■ **Do this**:
Your reply should be one number: the count of lines holding the word "with".

■ **Dataset records**:
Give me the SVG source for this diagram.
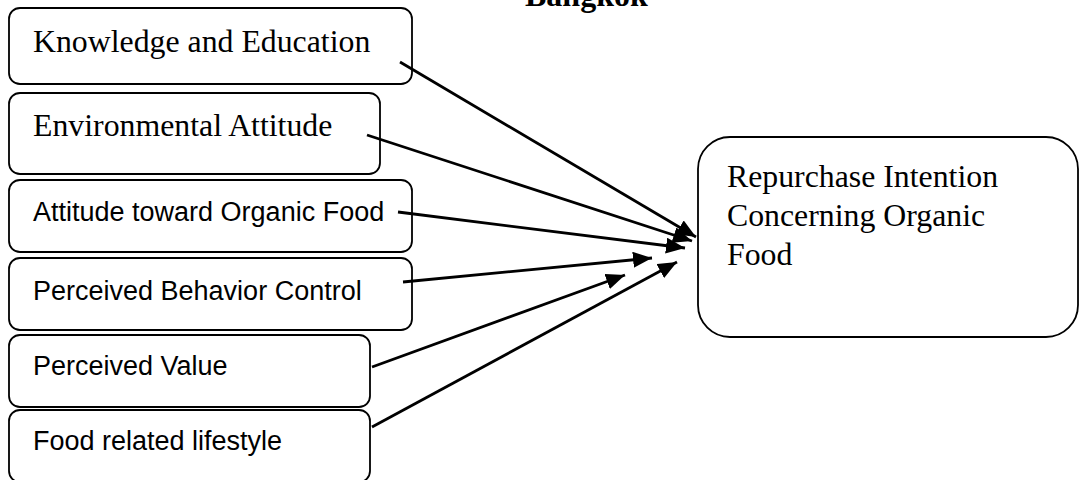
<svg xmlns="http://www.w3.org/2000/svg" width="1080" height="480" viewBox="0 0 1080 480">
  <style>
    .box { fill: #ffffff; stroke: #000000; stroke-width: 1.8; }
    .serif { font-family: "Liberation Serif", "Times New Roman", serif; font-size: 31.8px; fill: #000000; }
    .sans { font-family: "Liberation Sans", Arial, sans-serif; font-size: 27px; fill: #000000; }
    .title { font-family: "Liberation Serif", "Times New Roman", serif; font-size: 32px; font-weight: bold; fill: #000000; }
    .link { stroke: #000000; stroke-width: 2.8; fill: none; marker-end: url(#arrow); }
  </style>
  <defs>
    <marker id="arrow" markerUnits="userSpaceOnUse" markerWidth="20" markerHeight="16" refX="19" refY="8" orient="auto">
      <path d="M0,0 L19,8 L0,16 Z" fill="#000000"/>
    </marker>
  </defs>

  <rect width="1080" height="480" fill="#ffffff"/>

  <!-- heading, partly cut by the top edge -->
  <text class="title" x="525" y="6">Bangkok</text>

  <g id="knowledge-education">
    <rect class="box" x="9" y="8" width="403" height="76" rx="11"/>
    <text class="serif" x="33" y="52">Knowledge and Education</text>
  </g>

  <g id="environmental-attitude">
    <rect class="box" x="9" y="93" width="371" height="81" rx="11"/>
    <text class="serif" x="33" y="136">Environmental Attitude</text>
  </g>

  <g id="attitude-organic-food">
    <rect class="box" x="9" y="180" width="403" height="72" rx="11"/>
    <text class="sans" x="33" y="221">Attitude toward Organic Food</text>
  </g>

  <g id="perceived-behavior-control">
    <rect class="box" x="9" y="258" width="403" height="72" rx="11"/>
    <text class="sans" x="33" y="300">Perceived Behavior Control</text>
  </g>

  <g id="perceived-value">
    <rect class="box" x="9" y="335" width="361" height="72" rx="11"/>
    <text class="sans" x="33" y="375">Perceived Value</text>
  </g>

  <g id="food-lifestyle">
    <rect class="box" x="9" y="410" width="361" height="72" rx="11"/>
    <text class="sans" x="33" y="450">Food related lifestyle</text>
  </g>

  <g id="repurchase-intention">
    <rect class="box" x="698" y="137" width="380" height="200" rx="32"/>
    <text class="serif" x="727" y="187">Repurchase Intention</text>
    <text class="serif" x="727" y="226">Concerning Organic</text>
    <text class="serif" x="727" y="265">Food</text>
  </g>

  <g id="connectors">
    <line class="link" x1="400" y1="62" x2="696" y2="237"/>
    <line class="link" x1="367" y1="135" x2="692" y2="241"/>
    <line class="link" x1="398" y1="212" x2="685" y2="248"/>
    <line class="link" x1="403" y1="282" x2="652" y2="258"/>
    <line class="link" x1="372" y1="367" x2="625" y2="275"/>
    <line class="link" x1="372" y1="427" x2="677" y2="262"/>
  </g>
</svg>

---

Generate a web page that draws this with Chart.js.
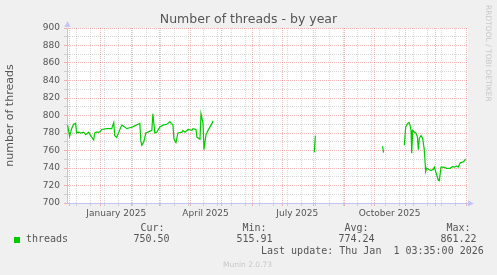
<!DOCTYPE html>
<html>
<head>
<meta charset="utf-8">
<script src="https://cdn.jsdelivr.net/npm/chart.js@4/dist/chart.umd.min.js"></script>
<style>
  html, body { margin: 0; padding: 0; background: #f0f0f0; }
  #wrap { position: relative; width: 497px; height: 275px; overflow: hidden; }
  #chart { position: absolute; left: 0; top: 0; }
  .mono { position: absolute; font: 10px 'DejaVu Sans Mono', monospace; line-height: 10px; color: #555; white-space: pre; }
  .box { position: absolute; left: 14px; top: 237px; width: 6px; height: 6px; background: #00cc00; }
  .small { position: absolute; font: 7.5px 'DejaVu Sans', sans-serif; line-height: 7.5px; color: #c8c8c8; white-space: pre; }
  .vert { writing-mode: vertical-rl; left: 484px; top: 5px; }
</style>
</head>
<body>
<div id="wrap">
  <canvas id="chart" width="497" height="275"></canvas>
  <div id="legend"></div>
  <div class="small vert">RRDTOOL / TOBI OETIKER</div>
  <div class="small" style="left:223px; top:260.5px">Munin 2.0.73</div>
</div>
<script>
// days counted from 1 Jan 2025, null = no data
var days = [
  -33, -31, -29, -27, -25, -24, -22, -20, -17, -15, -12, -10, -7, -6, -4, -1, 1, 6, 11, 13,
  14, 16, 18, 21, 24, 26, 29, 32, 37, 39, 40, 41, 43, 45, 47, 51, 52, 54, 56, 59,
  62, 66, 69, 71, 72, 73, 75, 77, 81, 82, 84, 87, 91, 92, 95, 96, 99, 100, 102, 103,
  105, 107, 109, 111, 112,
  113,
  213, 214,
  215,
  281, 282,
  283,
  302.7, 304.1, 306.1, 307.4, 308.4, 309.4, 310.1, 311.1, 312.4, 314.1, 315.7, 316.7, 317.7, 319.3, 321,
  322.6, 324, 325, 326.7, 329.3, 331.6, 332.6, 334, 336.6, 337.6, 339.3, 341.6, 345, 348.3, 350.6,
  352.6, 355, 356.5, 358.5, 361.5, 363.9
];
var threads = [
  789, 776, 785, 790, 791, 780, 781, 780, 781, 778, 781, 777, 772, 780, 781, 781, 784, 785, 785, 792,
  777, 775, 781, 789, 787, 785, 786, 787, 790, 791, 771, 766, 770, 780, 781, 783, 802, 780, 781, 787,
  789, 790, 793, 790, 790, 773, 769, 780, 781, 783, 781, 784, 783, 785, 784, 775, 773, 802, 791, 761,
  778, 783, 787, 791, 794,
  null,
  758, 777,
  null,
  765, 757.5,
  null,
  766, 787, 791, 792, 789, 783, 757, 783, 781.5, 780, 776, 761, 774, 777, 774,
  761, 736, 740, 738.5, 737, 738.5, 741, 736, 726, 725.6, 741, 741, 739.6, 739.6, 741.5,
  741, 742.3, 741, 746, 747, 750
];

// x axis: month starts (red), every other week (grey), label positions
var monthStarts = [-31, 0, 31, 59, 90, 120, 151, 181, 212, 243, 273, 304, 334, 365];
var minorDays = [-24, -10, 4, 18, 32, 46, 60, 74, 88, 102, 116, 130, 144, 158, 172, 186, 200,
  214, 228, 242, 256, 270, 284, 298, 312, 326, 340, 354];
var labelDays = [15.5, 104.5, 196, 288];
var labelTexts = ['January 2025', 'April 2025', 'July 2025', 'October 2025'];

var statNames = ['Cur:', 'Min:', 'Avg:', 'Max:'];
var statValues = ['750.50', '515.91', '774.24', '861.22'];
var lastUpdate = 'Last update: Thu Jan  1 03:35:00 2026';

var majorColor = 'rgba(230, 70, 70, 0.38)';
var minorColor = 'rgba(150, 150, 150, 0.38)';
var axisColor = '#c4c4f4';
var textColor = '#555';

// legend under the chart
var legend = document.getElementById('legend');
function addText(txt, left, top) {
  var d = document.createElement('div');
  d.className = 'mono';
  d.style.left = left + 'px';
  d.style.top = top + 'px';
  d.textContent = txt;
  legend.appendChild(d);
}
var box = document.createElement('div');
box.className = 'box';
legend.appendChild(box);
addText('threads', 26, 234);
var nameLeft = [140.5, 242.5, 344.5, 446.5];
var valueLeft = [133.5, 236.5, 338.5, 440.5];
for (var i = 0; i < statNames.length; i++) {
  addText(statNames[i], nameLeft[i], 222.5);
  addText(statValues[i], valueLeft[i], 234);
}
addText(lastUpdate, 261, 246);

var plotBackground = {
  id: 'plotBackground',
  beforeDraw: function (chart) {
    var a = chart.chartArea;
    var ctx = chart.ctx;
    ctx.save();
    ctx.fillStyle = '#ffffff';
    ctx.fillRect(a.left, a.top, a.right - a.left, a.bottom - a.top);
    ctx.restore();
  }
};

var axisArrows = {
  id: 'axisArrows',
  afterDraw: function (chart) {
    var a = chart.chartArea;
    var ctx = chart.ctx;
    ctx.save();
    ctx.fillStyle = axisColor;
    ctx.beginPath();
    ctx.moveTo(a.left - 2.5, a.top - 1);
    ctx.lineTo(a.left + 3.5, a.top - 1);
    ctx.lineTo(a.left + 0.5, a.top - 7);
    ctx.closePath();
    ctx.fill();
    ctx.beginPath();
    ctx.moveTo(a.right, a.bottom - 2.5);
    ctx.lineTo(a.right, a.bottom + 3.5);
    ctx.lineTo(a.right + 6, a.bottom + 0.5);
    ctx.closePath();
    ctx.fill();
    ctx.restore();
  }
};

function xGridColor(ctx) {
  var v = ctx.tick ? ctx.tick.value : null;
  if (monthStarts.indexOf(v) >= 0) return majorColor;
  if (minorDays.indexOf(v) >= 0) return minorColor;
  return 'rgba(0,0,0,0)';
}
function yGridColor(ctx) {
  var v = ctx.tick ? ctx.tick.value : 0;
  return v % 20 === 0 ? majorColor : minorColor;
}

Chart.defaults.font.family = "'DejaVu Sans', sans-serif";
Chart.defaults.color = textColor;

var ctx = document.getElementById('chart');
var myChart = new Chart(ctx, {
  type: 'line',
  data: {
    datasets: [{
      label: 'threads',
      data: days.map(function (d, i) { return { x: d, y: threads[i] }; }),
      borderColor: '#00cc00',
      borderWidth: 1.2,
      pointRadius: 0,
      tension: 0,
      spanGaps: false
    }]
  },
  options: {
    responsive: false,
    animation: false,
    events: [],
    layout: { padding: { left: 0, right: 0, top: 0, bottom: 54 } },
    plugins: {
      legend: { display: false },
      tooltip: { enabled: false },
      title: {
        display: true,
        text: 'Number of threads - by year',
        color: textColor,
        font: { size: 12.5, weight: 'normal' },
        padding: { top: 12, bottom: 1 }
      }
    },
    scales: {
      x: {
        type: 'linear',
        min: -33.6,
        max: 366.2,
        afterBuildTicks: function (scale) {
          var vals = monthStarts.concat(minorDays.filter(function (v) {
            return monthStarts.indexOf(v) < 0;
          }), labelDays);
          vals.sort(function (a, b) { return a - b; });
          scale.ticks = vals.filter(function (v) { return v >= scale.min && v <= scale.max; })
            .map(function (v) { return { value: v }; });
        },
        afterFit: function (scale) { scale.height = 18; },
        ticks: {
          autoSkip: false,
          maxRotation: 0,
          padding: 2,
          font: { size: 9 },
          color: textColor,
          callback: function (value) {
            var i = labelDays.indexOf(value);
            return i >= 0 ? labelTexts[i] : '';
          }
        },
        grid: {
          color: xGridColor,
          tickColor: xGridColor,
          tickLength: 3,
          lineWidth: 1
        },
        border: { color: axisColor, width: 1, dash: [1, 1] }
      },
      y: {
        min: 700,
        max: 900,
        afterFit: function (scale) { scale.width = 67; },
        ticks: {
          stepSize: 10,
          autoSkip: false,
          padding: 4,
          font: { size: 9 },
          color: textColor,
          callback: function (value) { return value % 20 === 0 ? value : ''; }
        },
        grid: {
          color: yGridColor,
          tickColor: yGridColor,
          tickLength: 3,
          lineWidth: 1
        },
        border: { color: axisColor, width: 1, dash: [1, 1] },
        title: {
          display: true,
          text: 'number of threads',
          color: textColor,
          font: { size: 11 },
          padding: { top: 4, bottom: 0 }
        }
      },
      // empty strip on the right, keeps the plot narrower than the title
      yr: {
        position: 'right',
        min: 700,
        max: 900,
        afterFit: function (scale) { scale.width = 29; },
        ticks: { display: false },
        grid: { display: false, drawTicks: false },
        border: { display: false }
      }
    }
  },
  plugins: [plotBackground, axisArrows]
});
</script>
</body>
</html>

==

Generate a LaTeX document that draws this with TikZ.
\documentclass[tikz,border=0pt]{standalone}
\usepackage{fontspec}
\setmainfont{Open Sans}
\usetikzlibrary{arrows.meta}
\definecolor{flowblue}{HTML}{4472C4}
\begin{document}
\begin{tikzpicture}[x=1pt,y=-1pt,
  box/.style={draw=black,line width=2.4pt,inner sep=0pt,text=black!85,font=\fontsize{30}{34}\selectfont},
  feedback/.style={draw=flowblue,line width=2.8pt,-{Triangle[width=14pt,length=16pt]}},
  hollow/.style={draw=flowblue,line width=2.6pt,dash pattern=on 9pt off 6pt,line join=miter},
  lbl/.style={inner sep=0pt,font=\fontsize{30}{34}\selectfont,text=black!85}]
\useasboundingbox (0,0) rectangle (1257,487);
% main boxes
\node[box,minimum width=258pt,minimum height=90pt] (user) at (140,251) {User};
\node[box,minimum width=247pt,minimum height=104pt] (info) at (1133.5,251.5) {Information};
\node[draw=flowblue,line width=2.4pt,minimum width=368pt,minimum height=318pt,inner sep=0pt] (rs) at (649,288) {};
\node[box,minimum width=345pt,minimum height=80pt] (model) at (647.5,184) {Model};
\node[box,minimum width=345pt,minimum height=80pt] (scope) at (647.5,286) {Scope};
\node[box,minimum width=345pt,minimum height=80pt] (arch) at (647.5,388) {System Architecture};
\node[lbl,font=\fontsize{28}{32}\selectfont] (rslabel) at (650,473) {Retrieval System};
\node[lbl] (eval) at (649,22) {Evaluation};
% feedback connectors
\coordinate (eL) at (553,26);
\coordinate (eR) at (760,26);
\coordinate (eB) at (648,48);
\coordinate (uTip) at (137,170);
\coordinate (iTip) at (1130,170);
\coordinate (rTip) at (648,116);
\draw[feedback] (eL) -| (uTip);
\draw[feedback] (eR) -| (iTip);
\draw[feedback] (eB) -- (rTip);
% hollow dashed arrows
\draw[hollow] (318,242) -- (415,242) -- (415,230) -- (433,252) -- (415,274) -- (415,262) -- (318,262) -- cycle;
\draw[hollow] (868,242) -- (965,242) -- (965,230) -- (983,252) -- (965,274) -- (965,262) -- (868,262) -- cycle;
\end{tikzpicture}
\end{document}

■ **Complete answer**:
2